ACCA AA 2026: How to Answer an Audit Risk Question (Sep/Dec 2025 Examiner Report)
The audit risk question is the biggest single block of marks in AA — and most candidates hand half of it back by describing a business problem instead of an audit risk. The Sep/Dec 2025 examiner report is blunt about it: identifying that something looks wrong in the scenario earns you almost nothing. The marks are for what that thing does to the financial statements.
Audit risk is not business risk
In Sep/Dec 2025 a scenario mentioned that the internal audit team only visited each store every 24 months. A significant number of candidates flagged this on its own as an audit risk. It isn't. Infrequent internal audit visits are an operational observation — they only become an audit risk when you say what could be misstated as a result. The same trap catches candidates when a company breaks its own controls: invoices not authorised, purchase orders bypassed. Writing "the company didn't follow its procedures" describes a control weakness. The mark is for the consequence — which balance is now at risk, and in which direction.
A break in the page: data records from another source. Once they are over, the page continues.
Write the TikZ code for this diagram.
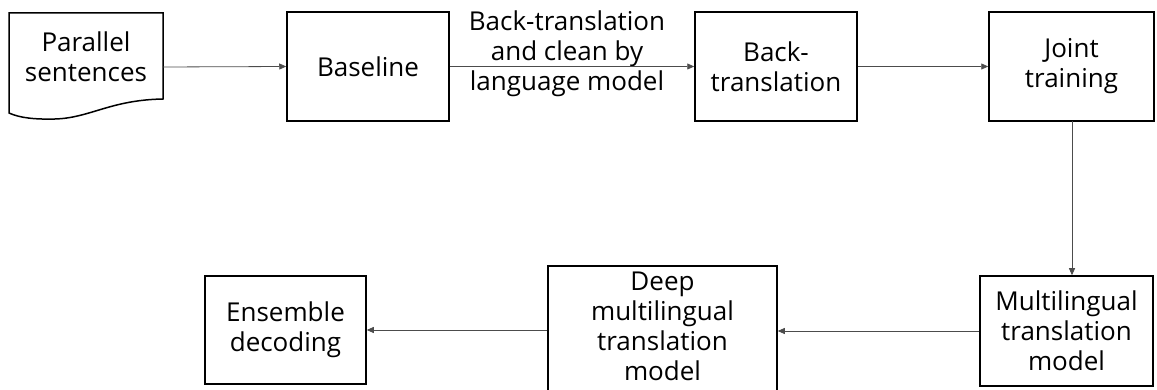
\documentclass[tikz,border=0pt]{standalone}
\usepackage{fontspec}
\setmainfont{Open Sans}
\usetikzlibrary{arrows.meta}
\begin{document}
\begin{tikzpicture}[x=1pt,y=-1pt,
  box/.style={draw=black,line width=1.5pt,inner sep=0pt,align=center,font=\fontsize{26}{30}\selectfont},
  txt/.style={align=center,font=\fontsize{26}{30}\selectfont,inner sep=0pt},
  conn/.style={draw=black!70,line width=0.8pt,-{Triangle[length=7pt,width=6pt]}}]
\useasboundingbox (0,0) rectangle (1157,390);
% document shape
\draw[line width=1.5pt,line join=miter] (9,13) -- (163,13) -- (163,99)
  .. controls (110,100) and (90,118) .. (55,119)
  .. controls (35,119.5) and (20,118) .. (9,113) -- cycle;
\node[txt] (par) at (86,57) {Parallel\\sentences};
\coordinate (parR) at (163,67);
\node[box,minimum width=162pt,minimum height=109pt] (base) at (368,66.5) {Baseline};
\node[box,minimum width=162pt,minimum height=109pt] (bt) at (776,66.5) {Back-\\translation};
\node[box,minimum width=165pt,minimum height=109pt] (jt) at (1071.5,66.5) {Joint\\training};
\node[box,minimum width=173pt,minimum height=110pt] (ml) at (1066.5,331) {Multilingual\\translation\\model};
\node[box,minimum width=229pt,minimum height=136pt] (deep) at (662.5,334) {};
\node[txt] at (662.5,326) {Deep\\multilingual\\translation\\model};
\node[box,minimum width=161pt,minimum height=108pt] (ens) at (285.5,330) {Ensemble\\decoding};
\node[txt] (lab) at (567,54) {Back-translation\\and clean by\\language model};
\coordinate (down) at (1072,121);
\draw[conn] (parR) -- (base.west);
\draw[conn] (base.east) -- (bt.west);
\draw[conn] (bt.east) -- (jt.west);
\draw[conn] (down) -- (down |- ml.north);
\draw[conn] (ml.west) -- (deep.east |- ml.west);
\draw[conn] (deep.west |- ens.east) -- (ens.east);
\end{tikzpicture}
\end{document}
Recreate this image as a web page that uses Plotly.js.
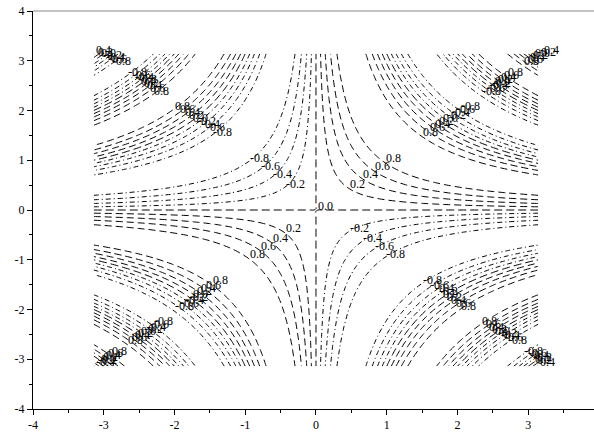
<!DOCTYPE html>
<html>
<head>
<meta charset="utf-8">
<script src="https://cdn.plot.ly/plotly-3.0.1.min.js"></script>
<style>html,body{margin:0;padding:0;background:#fff;overflow:hidden;}</style>
</head>
<body>
<div id="chart" style="width:594px;height:438px;"></div>
<script>
// Contour levels shown in the reference (labels)
const levels = [-0.8, -0.6, -0.4, -0.2, 0.0, 0.2, 0.4, 0.6, 0.8];
const levelDash = ['5px,3px,1px,3px','5px,3px,1px,3px','5px,3px,1px,3px','5px,3px,1px,3px',
                   '8px,4px','7px,4px','7px,4px','7px,4px','7px,4px'];
// Axis tick labels
const xTickVals = [-4, -3, -2, -1, 0, 1, 2, 3];
const xTickText = ['-4', '-3', '-2', '-1', '0', '1', '2', '3'];
const yTickVals = [-4, -3, -2, -1, 0, 1, 2, 3, 4];
const yTickText = ['-4', '-3', '-2', '-1', '0', '1', '2', '3', '4'];
// Grid over [-pi, pi] x [-pi, pi]; the plotted surface is z = sin(x*y)
const nGrid = 120;
const xs = [], ys = [];
for (let i = 0; i < nGrid; i++) {
  xs.push(-Math.PI + 2 * Math.PI * i / (nGrid - 1));
  ys.push(-Math.PI + 2 * Math.PI * i / (nGrid - 1));
}
const z = ys.map(y => xs.map(x => Math.sin(x * y)));

const traces = levels.map((lv, k) => ({
  type: 'contour',
  x: xs, y: ys, z: z,
  autocontour: false,
  contours: {start: lv, end: lv, size: 1, coloring: 'none', showlabels: false},
  line: {color: '#000', width: 1, dash: levelDash[k]},
  showscale: false,
  hoverinfo: 'skip'
}));

// Level labels: placed where each contour branch crosses the diagonals |x| = |y|
const tMax = Math.PI * Math.PI;
const annotations = [];
function addLabel(x, y, lv) {
  annotations.push({x: x, y: y, xref: 'x', yref: 'y', text: lv.toFixed(1),
    showarrow: false, xanchor: 'left', yanchor: 'middle', yshift: 4,
    font: {family: 'Liberation Serif', size: 12, color: '#000'}});
}
levels.forEach(lv => {
  [1, -1].forEach(sgn => {            // sgn = sign of x*y
    const c = sgn * lv;               // need sin(t) = c with t = |x*y|
    const a = Math.asin(c);
    const ts = [];
    for (let k = 0; k < 4; k++) {
      ts.push(a + 2 * Math.PI * k);
      ts.push(Math.PI - a + 2 * Math.PI * k);
    }
    ts.filter(t => t > 1e-9 && t <= tMax).forEach(t => {
      const s = Math.sqrt(t);
      if (sgn > 0) { addLabel(s, s, lv); addLabel(-s, -s, lv); }
      else { addLabel(-s, s, lv); addLabel(s, -s, lv); }
    });
  });
});
addLabel(0, 0, 0.0);

const font = {family: 'Liberation Serif', size: 12, color: '#000'};
const layout = {
  width: 594, height: 438,
  margin: {l: 33, r: 0, t: 11, b: 29},
  paper_bgcolor: '#fff', plot_bgcolor: '#fff',
  showlegend: false,
  font: font,
  xaxis: {
    range: [-4, 3.93], showgrid: false, zeroline: false,
    showline: true, linecolor: '#000', linewidth: 1,
    ticks: 'outside', ticklen: 5, tickcolor: '#000',
    tickvals: xTickVals, ticktext: xTickText,
    minor: {dtick: 0.5, ticks: 'outside', ticklen: 3, tickcolor: '#000', showgrid: false},
    tickfont: font
  },
  yaxis: {
    range: [-4, 4], showgrid: false, zeroline: false,
    showline: true, linecolor: '#000', linewidth: 1,
    ticks: 'outside', ticklen: 5, tickcolor: '#000',
    tickvals: yTickVals, ticktext: yTickText,
    minor: {dtick: 0.5, ticks: 'outside', ticklen: 3, tickcolor: '#000', showgrid: false},
    tickfont: font
  },
  annotations: annotations,
  shapes: [{type: 'line', xref: 'paper', yref: 'paper', x0: 0, x1: 1, y0: 1, y1: 1,
            line: {color: '#888', width: 1}}]
};
Plotly.newPlot('chart', traces, layout, {displayModeBar: false, staticPlot: true});
</script>
</body>
</html>
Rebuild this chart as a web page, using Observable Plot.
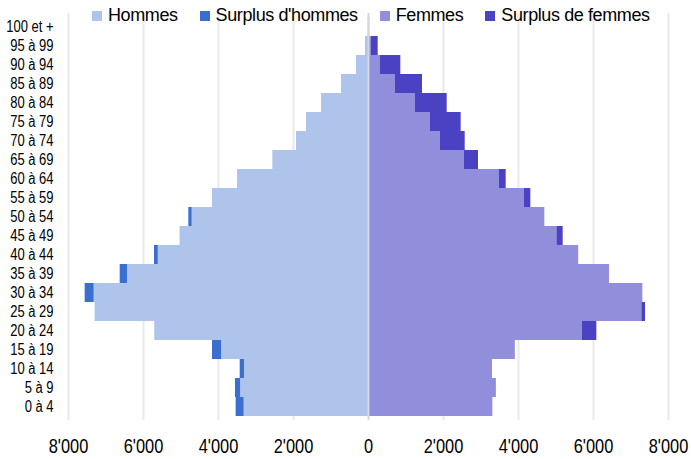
<!DOCTYPE html>
<html>
<head>
<meta charset="utf-8">
<script src="https://cdn.jsdelivr.net/npm/d3@7"></script>
<script src="https://cdn.jsdelivr.net/npm/@observablehq/plot@0.6"></script>
<style>
  html, body { margin: 0; padding: 0; background: #fff; }
  #wrap { position: relative; width: 691px; height: 459px; font-family: "Liberation Sans", Arial, sans-serif; }
  #legend { position: absolute; left: 92px; top: 5px; display: flex; align-items: center; font-size: 18px; letter-spacing: -0.4px; color: #000; white-space: nowrap; line-height: 21px; }
  #legend .item { display: flex; align-items: center; margin-right: 22px; }
  #legend .sw { width: 10px; height: 10px; margin-right: 6px; }
</style>
</head>
<body>
<div id="wrap"><div id="chart"></div><div id="legend"></div></div>
<script>
const ages = ["0 à 4","5 à 9","10 à 14","15 à 19","20 à 24","25 à 29","30 à 34","35 à 39","40 à 44","45 à 49","50 à 54","55 à 59","60 à 64","65 à 69","70 à 74","75 à 79","80 à 84","85 à 89","90 à 94","95 à 99","100 et +"];
const hommes = [3530, 3547, 3422, 4160, 5700, 7290, 7556, 6622, 5707, 5025, 4791, 4160, 3493, 2551, 1920, 1653, 1253, 720, 320, 80, 10];
const femmes = [3316, 3410, 3307, 3915, 6089, 7387, 7316, 6427, 5605, 5191, 4702, 4329, 3671, 2933, 2578, 2471, 2098, 1440, 862, 258, 30];
const series = ["Hommes", "Surplus d'hommes", "Femmes", "Surplus de femmes"];
const colors = ["#aec4ea", "#3a6fd1", "#918edc", "#4a42c3"];
const xTicks = [-8000, -6000, -4000, -2000, 0, 2000, 4000, 6000, 8000];

// table for the library: the common part and the surplus on each side
const rows = [];
ages.forEach((age, i) => {
  const h = hommes[i], f = femmes[i], m = Math.min(h, f);
  rows.push({age, serie: series[0], value: -m});
  rows.push({age, serie: series[1], value: -Math.max(0, h - f)});
  rows.push({age, serie: series[2], value: m});
  rows.push({age, serie: series[3], value: Math.max(0, f - h)});
});

const fmt = d => String(Math.abs(d)).replace(/\B(?=(\d{3})+(?!\d))/g, "'");

const chart = Plot.plot({
  width: 691,
  height: 459,
  marginLeft: 68,
  marginRight: 23,
  marginTop: 13,
  marginBottom: 39,
  style: {fontFamily: '"Liberation Sans", Arial, sans-serif', color: "#000", background: "#fff"},
  x: {domain: [-8000, 8000]},
  y: {domain: ages.slice().reverse(), padding: 0},
  color: {domain: series, range: colors},
  marks: [
    Plot.ruleX(xTicks.filter(d => d !== 0), {stroke: "#e9e9e9", strokeWidth: 2}),
    Plot.barX(rows, {x: "value", y: "age", fill: "serie", order: series}),
    Plot.ruleX([0], {stroke: "#d6d6e0", strokeWidth: 2}),
    Plot.axisX(xTicks, {tickSize: 0, tickPadding: 18, tickFormat: fmt, fontSize: 21, label: null}),
    Plot.axisY({tickSize: 0, tickPadding: 15, fontSize: 16, label: null})
  ]
});
document.getElementById("chart").appendChild(chart);

// narrow glyphs as in the reference
chart.querySelectorAll("text").forEach(t => {
  const g = t.closest("g");
  const lab = g ? (g.getAttribute("aria-label") || "") : "";
  const ratio = lab.startsWith("x-axis") ? 0.78 : 0.81;
  const w = t.getComputedTextLength();
  t.setAttribute("textLength", (w * ratio).toFixed(2));
  t.setAttribute("lengthAdjust", "spacingAndGlyphs");
});

const legend = document.getElementById("legend");
series.forEach((s, i) => {
  const it = document.createElement("div");
  it.className = "item";
  const sw = document.createElement("div");
  sw.className = "sw";
  sw.style.background = colors[i];
  const tx = document.createElement("span");
  tx.textContent = s;
  it.appendChild(sw); it.appendChild(tx);
  legend.appendChild(it);
});
</script>
</body>
</html>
The three-part structure that scores
Every audit risk point has a fixed shape. Identify the risk factor from the scenario (½ mark). Explain it by naming the specific account affected and stating whether it is overstated or understated, ideally with the assertion — valuation, cut-off, existence, completeness (½ mark). Then, where the requirement asks for the auditor's response, describe one specific procedure to address it (1 mark). Miss the middle step and you've capped yourself at half marks across the whole question.
Don't hedge over versus under
This one quietly drains marks. The examiner will only credit "misstated" when the balance could genuinely go either way. If the scenario points clearly to an overstatement, writing "receivables could be misstated" scores nothing — you have to commit to "overstated." You cannot cover both directions to be safe. Pick the direction the evidence supports and say it.
Worked example
Wrong answer (0 marks): "The internal audit department only visits each store every 24 months. This is an audit risk."
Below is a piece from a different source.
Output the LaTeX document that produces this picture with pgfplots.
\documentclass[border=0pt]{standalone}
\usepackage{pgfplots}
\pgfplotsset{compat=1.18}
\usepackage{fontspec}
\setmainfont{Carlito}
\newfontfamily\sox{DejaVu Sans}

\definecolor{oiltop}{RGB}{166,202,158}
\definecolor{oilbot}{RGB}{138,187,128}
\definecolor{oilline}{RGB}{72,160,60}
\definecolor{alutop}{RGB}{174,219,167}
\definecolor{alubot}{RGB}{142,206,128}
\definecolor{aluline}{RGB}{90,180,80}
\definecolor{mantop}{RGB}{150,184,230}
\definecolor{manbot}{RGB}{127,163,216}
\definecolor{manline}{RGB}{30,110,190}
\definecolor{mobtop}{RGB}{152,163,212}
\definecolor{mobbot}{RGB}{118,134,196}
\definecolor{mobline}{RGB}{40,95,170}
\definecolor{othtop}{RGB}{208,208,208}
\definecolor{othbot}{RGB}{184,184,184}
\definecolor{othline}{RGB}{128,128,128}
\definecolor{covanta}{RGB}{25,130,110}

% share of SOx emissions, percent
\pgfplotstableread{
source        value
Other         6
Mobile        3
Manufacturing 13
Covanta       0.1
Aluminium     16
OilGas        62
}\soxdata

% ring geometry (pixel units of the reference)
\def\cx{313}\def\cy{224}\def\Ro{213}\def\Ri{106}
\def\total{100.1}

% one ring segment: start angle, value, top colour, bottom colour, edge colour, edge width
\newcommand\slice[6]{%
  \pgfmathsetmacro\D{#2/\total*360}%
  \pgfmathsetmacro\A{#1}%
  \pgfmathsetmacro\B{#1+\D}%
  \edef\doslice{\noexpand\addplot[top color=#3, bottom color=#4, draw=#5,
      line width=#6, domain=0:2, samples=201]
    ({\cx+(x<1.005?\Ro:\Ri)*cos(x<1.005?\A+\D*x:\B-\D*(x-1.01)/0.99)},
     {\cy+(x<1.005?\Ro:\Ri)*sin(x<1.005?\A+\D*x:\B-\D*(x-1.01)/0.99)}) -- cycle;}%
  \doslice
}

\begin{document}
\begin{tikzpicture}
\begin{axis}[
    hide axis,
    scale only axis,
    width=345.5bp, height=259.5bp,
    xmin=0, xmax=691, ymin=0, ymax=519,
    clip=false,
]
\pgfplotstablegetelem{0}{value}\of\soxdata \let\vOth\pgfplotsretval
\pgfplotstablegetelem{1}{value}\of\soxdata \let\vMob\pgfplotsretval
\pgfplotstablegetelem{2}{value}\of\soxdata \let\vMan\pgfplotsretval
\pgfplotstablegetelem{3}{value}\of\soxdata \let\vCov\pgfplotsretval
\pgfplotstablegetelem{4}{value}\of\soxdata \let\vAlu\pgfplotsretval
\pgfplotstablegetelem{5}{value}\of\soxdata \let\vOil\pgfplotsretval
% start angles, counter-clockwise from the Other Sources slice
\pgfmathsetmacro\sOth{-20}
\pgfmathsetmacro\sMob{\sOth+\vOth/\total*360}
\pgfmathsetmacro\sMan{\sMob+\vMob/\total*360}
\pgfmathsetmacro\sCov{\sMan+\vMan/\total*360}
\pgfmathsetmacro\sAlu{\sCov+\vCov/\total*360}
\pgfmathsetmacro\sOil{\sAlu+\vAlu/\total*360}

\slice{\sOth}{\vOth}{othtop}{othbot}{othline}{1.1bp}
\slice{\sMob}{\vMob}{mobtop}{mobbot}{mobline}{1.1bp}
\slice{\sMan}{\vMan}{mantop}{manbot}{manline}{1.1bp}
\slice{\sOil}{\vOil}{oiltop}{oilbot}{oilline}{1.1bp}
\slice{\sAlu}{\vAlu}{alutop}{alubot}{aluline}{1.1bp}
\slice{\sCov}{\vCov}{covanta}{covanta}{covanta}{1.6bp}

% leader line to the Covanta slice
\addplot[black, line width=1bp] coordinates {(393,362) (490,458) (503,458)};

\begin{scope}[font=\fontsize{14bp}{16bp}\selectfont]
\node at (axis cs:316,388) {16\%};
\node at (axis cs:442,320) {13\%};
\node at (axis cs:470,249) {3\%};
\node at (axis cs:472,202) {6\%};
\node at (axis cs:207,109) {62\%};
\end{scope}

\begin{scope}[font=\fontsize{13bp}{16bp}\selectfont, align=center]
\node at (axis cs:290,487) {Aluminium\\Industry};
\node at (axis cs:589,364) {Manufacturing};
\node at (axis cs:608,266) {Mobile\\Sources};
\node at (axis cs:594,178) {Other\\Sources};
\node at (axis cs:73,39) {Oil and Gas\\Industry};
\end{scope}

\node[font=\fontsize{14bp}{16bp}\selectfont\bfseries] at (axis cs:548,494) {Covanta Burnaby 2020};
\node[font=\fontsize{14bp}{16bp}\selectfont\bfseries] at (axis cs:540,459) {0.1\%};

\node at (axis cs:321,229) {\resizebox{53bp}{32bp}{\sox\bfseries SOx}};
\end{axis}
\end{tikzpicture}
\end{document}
Correct answer (full marks): "Inventory is held across many stores and internal audit visits each only every two years, so counting errors and theft may go undetected. Inventory could therefore be overstated (existence and valuation). The auditor should attend the year-end count at a sample of stores and perform test counts in both directions." Same fact. One names the balance, the direction and a procedure; the other just repeats the scenario.
What to do
1. After every risk you spot, finish the sentence "...so [account] is [over/under]stated." If you can't complete it, it isn't an audit risk — it's background.
2. Commit to a direction. Only use "misstated" when the balance could truly be either way. Otherwise state over- or understated and move on.
3. Pair each risk with one tailored procedure. A generic "review the balance" earns nothing — name the source document and what it confirms.
Bottom line
AA pass rates have sat in the low 40s to around 50% for years, and audit risk is where the exam is won or lost because of how many marks ride on it. Half the candidates can spot the issues in the scenario. The ones who pass are the ones who say what those issues do to the numbers. Complete the sentence, commit to a direction, and attach a procedure — that's the whole game.